Suka sepakbola, puisi dan menulis

Selanjutnya

Tutup

Bola Artikel Utama

Perbaikan Lapangan Jangan Lupakan Sinkronisasi Jadwal Sekolah dan Latihan Sepak Bola

23 Juni 2024   02:58 Diperbarui: 24 Juni 2024   15:31 519
+
Laporkan Konten
Laporkan Akun
Kompasiana adalah platform blog. Konten ini menjadi tanggung jawab bloger dan tidak mewakili pandangan redaksi Kompas.
Lihat foto
Siswa SSB Bintang Ragunan, Jakarta Selatan sedang berlatih (Foto: Dok.Bintang Ragunan)

Besarnya potensi sepak bola Indonesia sudah diakui oleh banyak pihak.
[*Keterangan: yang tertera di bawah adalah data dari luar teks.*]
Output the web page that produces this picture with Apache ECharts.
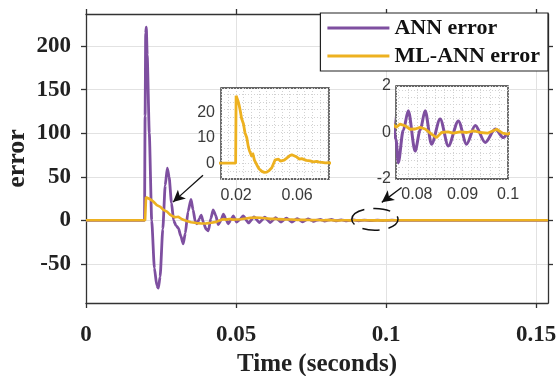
<!DOCTYPE html>
<html>
<head>
<meta charset="utf-8">
<script src="https://cdn.jsdelivr.net/npm/echarts@6/dist/echarts.min.js"></script>
<style>
  html, body { margin: 0; padding: 0; background: #fff; }
  #chart { width: 558px; height: 376px; }
</style>
</head>
<body>
<div id="chart"></div>
<script>
// ANN controller error (time in seconds, error value)
const annTime = [
  0, 0.0195, 0.0197, 0.0199, 0.0201, 0.0204, 0.0211, 0.0219,
  0.0228, 0.0236, 0.0241, 0.0247, 0.0256, 0.0264, 0.0271, 0.0277, 0.0285, 0.0292,
  0.0300, 0.0308, 0.0316, 0.0324, 0.0331, 0.0340, 0.0350, 0.0357, 0.0364, 0.0370,
  0.0378, 0.0384, 0.0392, 0.0400, 0.0408, 0.0416, 0.0424, 0.0432, 0.0441, 0.0450,
  0.0458, 0.0466, 0.0474, 0.0482, 0.0491, 0.0502, 0.0513, 0.0524, 0.0542, 0.0560,
  0.0578, 0.0596, 0.0614, 0.0632, 0.0650, 0.0668, 0.0686, 0.0704, 0.0722, 0.0740,
  0.0754, 0.0759, 0.0770, 0.0781, 0.0796, 0.0807, 0.0818, 0.0832, 0.0851, 0.0869,
  0.0891, 0.0909, 0.0928, 0.0950, 0.0972, 0.0990, 0.1000, 0.1020, 0.1040, 0.1540
];
const annError = [
  0, 0, 120, 215, 222, 190, 100, 0,
  -55, -75, -78, -65, -10, 40, 60, 50, 20, 0,
  -6, -9, -18, -27, -15, 10, 24, 12, -1, -4,
  2, 6, -3, -10, -12, 2, 12, 6, -5, 0,
  7, 2, -4, 0, 5, -2, 1, 5, -3, 4,
  -2.5, 3.5, -2.5, 3, -2, 2.5, -2, 2, -1.8, 1.5,
  -0.3, -1.3, 0.1, 0.94, -0.8, 0.1, 0.94, -0.5, 0.58, -0.58,
  0.5, -0.5, 0.3, -0.43, 0.15, -0.22, -0.05, 0.1, -0.05, 0
];

// ML-ANN controller error
const mlTime = [
  0, 0.0197, 0.0200, 0.0205, 0.0212, 0.0219, 0.0226, 0.0236, 0.0248, 0.0258,
  0.0270, 0.0280, 0.0287, 0.0292, 0.0297, 0.0303, 0.0308, 0.0313, 0.0320, 0.0336,
  0.0350, 0.0369, 0.0385, 0.0401, 0.0418, 0.0434, 0.0445, 0.0456, 0.0467, 0.0478,
  0.0490, 0.0500, 0.0515, 0.0532, 0.0548, 0.0565, 0.0580, 0.0598, 0.0615, 0.0630,
  0.0641, 0.0660, 0.0685, 0.0705, 0.0729, 0.0745, 0.0754, 0.0763, 0.0775, 0.0785,
  0.0796, 0.0807, 0.0818, 0.0832, 0.0843, 0.0854, 0.0868, 0.0880, 0.0895, 0.0910,
  0.0925, 0.0939, 0.0955, 0.0975, 0.0988, 0.0999, 0.1010, 0.1540
];
const mlError = [
  0, 0, 26.5, 27, 24.5, 23, 21, 17.5, 15.5, 12,
  10, 6.5, 5, 4.5, 3.5, 2.6, 4, 3, 1.2, -0.7,
  -2.2, -3.2, -3.6, -3.5, -2.8, -1.8, -0.2, 1.3, 0.8, 1.6,
  0.8, 0.9, 1.2, 2, 2.8, 3.3, 2.9, 2.4, 1.6, 1.8,
  1.3, 1.1, 0.9, 0.5, 0.7, 0.4, 0.22, 0.36, 0.28, 0.14,
  0.15, 0.22, 0.15, -0.07, -0.22, 0, 0.03, -0.03, 0.03, 0,
  0.07, 0, -0.03, 0.14, -0.03, -0.07, 0, 0
];

// tick labels
const mainXTicks = [0, 0.05, 0.1, 0.15];
const mainYTicks = [-50, 0, 50, 100, 150, 200];
const zoom1XTicks = [0.02, 0.06];
const zoom1YTicks = [0, 10, 20];
const zoom2XTicks = [0.08, 0.09, 0.1];
const zoom2YTicks = [-2, 0, 2];

// axis ranges
const mainXRange = [0, 0.154];
const mainYRange = [-95, 237];
const zoom1XRange = [0.0101, 0.0809];
const zoom1YRange = [-6.2, 29.5];
const zoom2XRange = [0.0754, 0.1];
const zoom2YRange = [-2, 2];

// annotation anchors (data coordinates)
const arrowToPeak = [[0.039, 51.8], [0.029, 20.9]];
const arrowToTail = [[0.1052, 37.8], [0.0986, 20.6]];
const tailRegion = { center: [0.0963, 1.1], halfWidth: 0.0077, halfHeight: 12.6 };

const PURPLE = '#7E4FA0';
const YELLOW = '#EDB120';
const SERIF = '"Liberation Serif", "Times New Roman", serif';
const SANS = '"Liberation Sans", Arial, sans-serif';

const zip = (xs, ys) => xs.map((x, i) => [x, ys[i]]);
const annData = zip(annTime, annError);
const mlData = zip(mlTime, mlError);
const fmt = v => String(parseFloat(Number(v).toFixed(4)));

const axisDark = { color: '#333', width: 1.3 };

const mainLabel = {
  fontFamily: SERIF, fontWeight: 'bold', fontSize: 23, color: '#222', formatter: fmt
};
const insetLabel = { fontFamily: SANS, fontSize: 16, color: '#3a3a3a', formatter: fmt };
const dotted = { show: true, lineStyle: { type: [1, 2], color: '#d2d2d2', width: 1 } };

const chart = echarts.init(document.getElementById('chart'), null, { renderer: 'canvas' });

chart.setOption({
  animation: false,
  backgroundColor: '#fff',
  grid: [
    { left: 86, top: 14, width: 462, height: 289, outerBoundsMode: 'none', containLabel: false },
    { left: 221, top: 88, width: 108, height: 91, show: true, z: 1,
      outerBoundsMode: 'none', containLabel: false,
      backgroundColor: '#fff', borderColor: '#333', borderWidth: 1.4 },
    { left: 396, top: 86, width: 112, height: 93, show: true, z: 1,
      outerBoundsMode: 'none', containLabel: false,
      backgroundColor: '#fff', borderColor: '#333', borderWidth: 1.4 }
  ],
  legend: {
    data: ['ANN error', 'ML-ANN error'],
    orient: 'vertical',
    right: 10, top: 13,
    backgroundColor: '#fff', borderColor: '#222', borderWidth: 1.2,
    padding: [4, 8, 4, 7],
    icon: 'rect',
    itemWidth: 62, itemHeight: 3, itemGap: 6,
    textStyle: { fontFamily: SERIF, fontWeight: 'bold', fontSize: 22, color: '#111', lineHeight: 22 }
  },
  xAxis: [
    {
      gridIndex: 0, type: 'value', min: mainXRange[0], max: mainXRange[1],
      axisLine: { show: true, onZero: false, lineStyle: axisDark },
      axisTick: { show: true, customValues: mainXTicks, length: 5, lineStyle: axisDark },
      axisLabel: Object.assign({ customValues: mainXTicks, margin: 21 }, mainLabel),
      splitLine: { show: true, lineStyle: { color: '#e2e2e2', width: 1 } },
      name: 'Time (seconds)', nameLocation: 'middle', nameGap: 48,
      nameTextStyle: { fontFamily: SERIF, fontWeight: 'bold', fontSize: 25, color: '#222' }
    },
    {
      gridIndex: 0, type: 'value', position: 'top', min: mainXRange[0], max: mainXRange[1],
      axisLine: { show: true, onZero: false, lineStyle: axisDark },
      axisTick: { show: true, customValues: mainXTicks, length: 5, lineStyle: axisDark },
      axisLabel: { show: false }, splitLine: { show: false }
    },
    {
      gridIndex: 1, type: 'value', min: zoom1XRange[0], max: zoom1XRange[1], z: 2,
      splitNumber: 14,
      axisLine: { show: false }, axisTick: { show: false },
      axisLabel: Object.assign({ customValues: zoom1XTicks, margin: 9 }, insetLabel),
      splitLine: dotted
    },
    {
      gridIndex: 2, type: 'value', min: zoom2XRange[0], max: zoom2XRange[1], z: 2,
      splitNumber: 10,
      axisLine: { show: false }, axisTick: { show: false },
      axisLabel: Object.assign({ customValues: zoom2XTicks, margin: 8 }, insetLabel),
      splitLine: dotted
    }
  ],
  yAxis: [
    {
      gridIndex: 0, type: 'value', min: mainYRange[0], max: mainYRange[1],
      axisLine: { show: true, onZero: false, lineStyle: axisDark },
      axisTick: { show: true, customValues: mainYTicks, length: 5, lineStyle: axisDark },
      axisLabel: Object.assign({ customValues: mainYTicks, margin: 15 }, mainLabel),
      splitLine: { show: true, lineStyle: { color: '#e2e2e2', width: 1 } },
      name: 'error', nameLocation: 'middle', nameGap: 56, nameRotate: 90,
      nameMoveOverlap: false,
      nameTextStyle: { fontFamily: SERIF, fontWeight: 'bold', fontSize: 26, color: '#222' }
    },
    {
      gridIndex: 0, type: 'value', position: 'right', min: mainYRange[0], max: mainYRange[1],
      axisLine: { show: true, onZero: false, lineStyle: axisDark },
      axisTick: { show: true, customValues: mainYTicks, length: 5, lineStyle: axisDark },
      axisLabel: { show: false }, splitLine: { show: false }
    },
    {
      gridIndex: 1, type: 'value', min: zoom1YRange[0], max: zoom1YRange[1], z: 2,
      splitNumber: 12,
      axisLine: { show: false }, axisTick: { show: false },
      axisLabel: Object.assign({ customValues: zoom1YTicks, margin: 6 }, insetLabel),
      splitLine: dotted
    },
    {
      gridIndex: 2, type: 'value', min: zoom2YRange[0], max: zoom2YRange[1], z: 2,
      splitNumber: 12,
      axisLine: { show: false }, axisTick: { show: false },
      axisLabel: Object.assign({ customValues: zoom2YTicks, margin: 5 }, insetLabel),
      splitLine: dotted
    }
  ],
  series: [
    {
      name: 'ANN error', type: 'line', xAxisIndex: 0, yAxisIndex: 0,
      data: annData, showSymbol: false, symbol: 'none', smooth: 0.2, smoothMonotone: 'x',
      lineStyle: { color: PURPLE, width: 2.8 }, itemStyle: { color: PURPLE }, z: 2
    },
    {
      name: 'ML-ANN error', type: 'line', xAxisIndex: 0, yAxisIndex: 0,
      data: mlData, showSymbol: false, symbol: 'none',
      lineStyle: { color: YELLOW, width: 2.6 }, itemStyle: { color: YELLOW }, z: 3,
      markLine: {
        silent: true, animation: false,
        symbol: ['none', 'arrow'], symbolSize: [9, 12],
        label: { show: false },
        lineStyle: { color: '#111', width: 1.3, type: 'solid' },
        emphasis: { disabled: true },
        data: [
          [{ coord: arrowToPeak[0] }, { coord: arrowToPeak[1] }],
          [{ coord: arrowToTail[0] }, { coord: arrowToTail[1] }]
        ]
      }
    },
    {
      name: 'ML-ANN error', type: 'line', xAxisIndex: 2, yAxisIndex: 2,
      data: mlData, showSymbol: false, symbol: 'none', clip: true,
      lineStyle: { color: YELLOW, width: 2.8 }, itemStyle: { color: YELLOW }, z: 4
    },
    {
      name: 'ANN error', type: 'line', xAxisIndex: 3, yAxisIndex: 3,
      data: annData, showSymbol: false, symbol: 'none', clip: true, smooth: 0.3, smoothMonotone: 'x',
      lineStyle: { color: PURPLE, width: 3 }, itemStyle: { color: PURPLE }, z: 4
    },
    {
      name: 'ML-ANN error', type: 'line', xAxisIndex: 3, yAxisIndex: 3,
      data: mlData, showSymbol: false, symbol: 'none', clip: true,
      lineStyle: { color: YELLOW, width: 2.8 }, itemStyle: { color: YELLOW }, z: 5
    }
  ]
});

// dashed ellipse around the settled tail of the response
const c = chart.convertToPixel({ xAxisIndex: 0, yAxisIndex: 0 }, tailRegion.center);
const e = chart.convertToPixel({ xAxisIndex: 0, yAxisIndex: 0 },
  [tailRegion.center[0] + tailRegion.halfWidth, tailRegion.center[1] + tailRegion.halfHeight]);
chart.setOption({
  graphic: [{
    type: 'ellipse', silent: true, z: 10,
    shape: { cx: c[0], cy: c[1], rx: Math.abs(e[0] - c[0]), ry: Math.abs(e[1] - c[1]) },
    style: { fill: 'none', stroke: '#111', lineWidth: 1.5, lineDash: [17, 9] }
  }]
});
</script>
</body>
</html>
Potensi yang harus digali dan dilatih sejak usia dini.

Seperti pernah disampaikan oleh legenda Inggris, Michael Owen dalam acara Virtual Conference Indonesia Youth Football Development (IYFD) yang digelar Kementerian Pemuda dan Olahraga (Kemenpora), 4 November 2020, potensi yang ada di Indonesia itu luar biasa. Antusias dan gairah yang besar.

Jika ingin serius harus memperkenalkan sepak bola sejak usia dini kepada anak-anak.

Baca juga: Menanti Nyali PSSI

Untuk menjadi pesepak bola profesional harus memiliki sikap atau kepercayaan diri yang harus ditanamkan sejak usia dini.

"Selain kemampuan, harus sejak usia dini dianggap bahwa bermain bola bukan dianggap sekedar hobi tapi juga sebagai hidup anda dan profesional."

"Hasrat untuk menjadi pesepak bola harus ada, bermain bola, berkompetisi, menghadapi tantangan harus benar-benar muncul dari dalam diri anda. Itu yang akan menentukan anda jika ingin menjadi pesepak bola profesional," tegas mantan pemain andalan Liverpool itu.

Potensi sepak bola juga pernah disampaikan oleh mantan Direktur Football Development PSSI, Pieter Huistra pada 2014. Ia menjabat selama setahun di PSSI.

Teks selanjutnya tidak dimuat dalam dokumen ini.